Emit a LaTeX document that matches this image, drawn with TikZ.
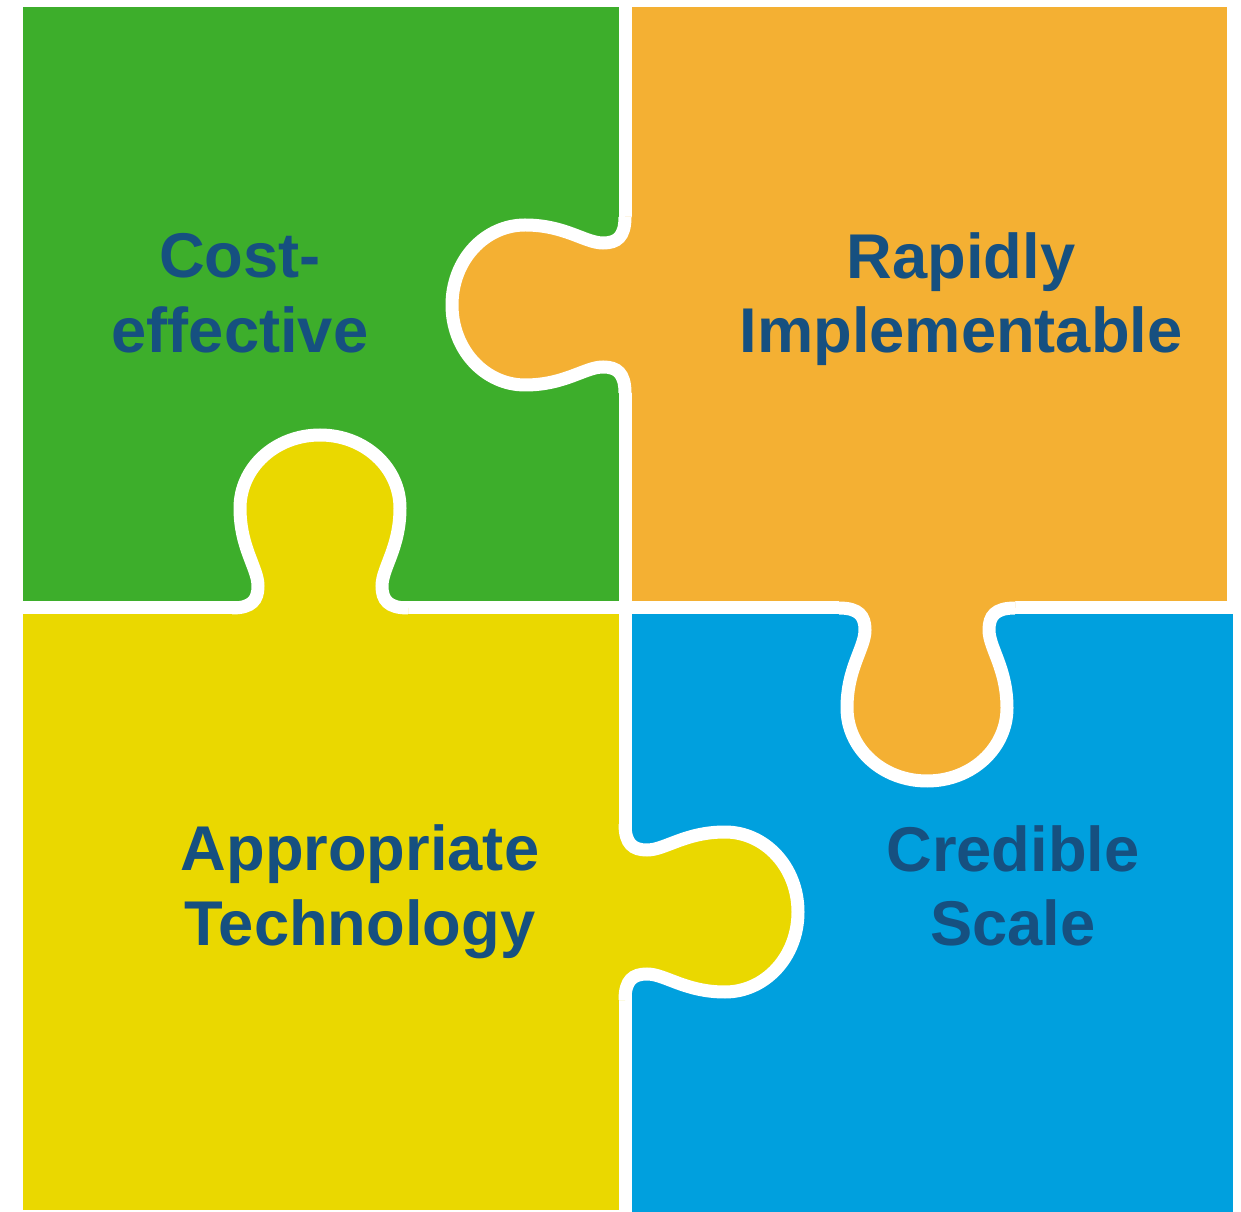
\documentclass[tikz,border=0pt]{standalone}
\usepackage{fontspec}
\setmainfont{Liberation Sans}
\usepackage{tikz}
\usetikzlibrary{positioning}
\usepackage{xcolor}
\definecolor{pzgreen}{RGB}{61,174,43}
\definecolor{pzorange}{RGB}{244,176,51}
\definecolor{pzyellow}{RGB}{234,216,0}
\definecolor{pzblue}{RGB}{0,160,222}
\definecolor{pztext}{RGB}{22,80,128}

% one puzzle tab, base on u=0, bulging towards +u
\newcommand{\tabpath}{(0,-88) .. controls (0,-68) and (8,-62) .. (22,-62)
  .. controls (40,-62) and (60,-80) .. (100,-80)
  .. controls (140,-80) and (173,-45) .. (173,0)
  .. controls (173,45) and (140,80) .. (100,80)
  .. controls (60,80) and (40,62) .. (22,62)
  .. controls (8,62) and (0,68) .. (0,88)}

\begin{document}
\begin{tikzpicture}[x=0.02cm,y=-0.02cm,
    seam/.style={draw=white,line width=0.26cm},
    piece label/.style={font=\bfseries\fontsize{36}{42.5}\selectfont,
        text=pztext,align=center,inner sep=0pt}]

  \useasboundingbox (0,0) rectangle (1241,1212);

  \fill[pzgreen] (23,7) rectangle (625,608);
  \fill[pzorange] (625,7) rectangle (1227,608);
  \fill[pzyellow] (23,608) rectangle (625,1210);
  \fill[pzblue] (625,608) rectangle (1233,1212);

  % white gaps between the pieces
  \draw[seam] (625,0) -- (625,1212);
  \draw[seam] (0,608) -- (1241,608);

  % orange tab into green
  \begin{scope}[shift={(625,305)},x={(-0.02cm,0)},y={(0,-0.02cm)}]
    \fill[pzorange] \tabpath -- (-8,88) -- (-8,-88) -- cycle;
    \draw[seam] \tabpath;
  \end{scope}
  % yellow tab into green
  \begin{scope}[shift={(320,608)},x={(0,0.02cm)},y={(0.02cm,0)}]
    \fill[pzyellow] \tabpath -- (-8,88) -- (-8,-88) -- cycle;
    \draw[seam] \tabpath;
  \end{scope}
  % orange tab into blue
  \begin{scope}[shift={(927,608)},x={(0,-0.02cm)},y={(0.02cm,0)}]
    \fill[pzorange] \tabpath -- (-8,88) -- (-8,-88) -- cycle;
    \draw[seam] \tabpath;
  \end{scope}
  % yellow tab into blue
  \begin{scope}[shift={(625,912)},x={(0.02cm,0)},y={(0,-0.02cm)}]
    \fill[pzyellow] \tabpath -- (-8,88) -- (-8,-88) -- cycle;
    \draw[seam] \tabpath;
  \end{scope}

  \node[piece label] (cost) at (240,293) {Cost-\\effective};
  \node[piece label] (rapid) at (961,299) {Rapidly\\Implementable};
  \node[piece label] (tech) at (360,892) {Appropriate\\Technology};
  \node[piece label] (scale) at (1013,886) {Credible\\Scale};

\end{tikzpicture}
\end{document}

● ● ● ● ●

Task objective — Repeat, word for word and with no pictures, only the lines running from the beginning of the data to the line that contains "(0,608) -- (1241,608);".

Solved problem —
Emit a LaTeX document that matches this image, drawn with TikZ.
\documentclass[tikz,border=0pt]{standalone}
\usepackage{fontspec}
\setmainfont{Liberation Sans}
\usepackage{tikz}
\usetikzlibrary{positioning}
\usepackage{xcolor}
\definecolor{pzgreen}{RGB}{61,174,43}
\definecolor{pzorange}{RGB}{244,176,51}
\definecolor{pzyellow}{RGB}{234,216,0}
\definecolor{pzblue}{RGB}{0,160,222}
\definecolor{pztext}{RGB}{22,80,128}

% one puzzle tab, base on u=0, bulging towards +u
\newcommand{\tabpath}{(0,-88) .. controls (0,-68) and (8,-62) .. (22,-62)
  .. controls (40,-62) and (60,-80) .. (100,-80)
  .. controls (140,-80) and (173,-45) .. (173,0)
  .. controls (173,45) and (140,80) .. (100,80)
  .. controls (60,80) and (40,62) .. (22,62)
  .. controls (8,62) and (0,68) .. (0,88)}

\begin{document}
\begin{tikzpicture}[x=0.02cm,y=-0.02cm,
    seam/.style={draw=white,line width=0.26cm},
    piece label/.style={font=\bfseries\fontsize{36}{42.5}\selectfont,
        text=pztext,align=center,inner sep=0pt}]

  \useasboundingbox (0,0) rectangle (1241,1212);

  \fill[pzgreen] (23,7) rectangle (625,608);
  \fill[pzorange] (625,7) rectangle (1227,608);
  \fill[pzyellow] (23,608) rectangle (625,1210);
  \fill[pzblue] (625,608) rectangle (1233,1212);

  % white gaps between the pieces
  \draw[seam] (625,0) -- (625,1212);
  \draw[seam] (0,608) -- (1241,608);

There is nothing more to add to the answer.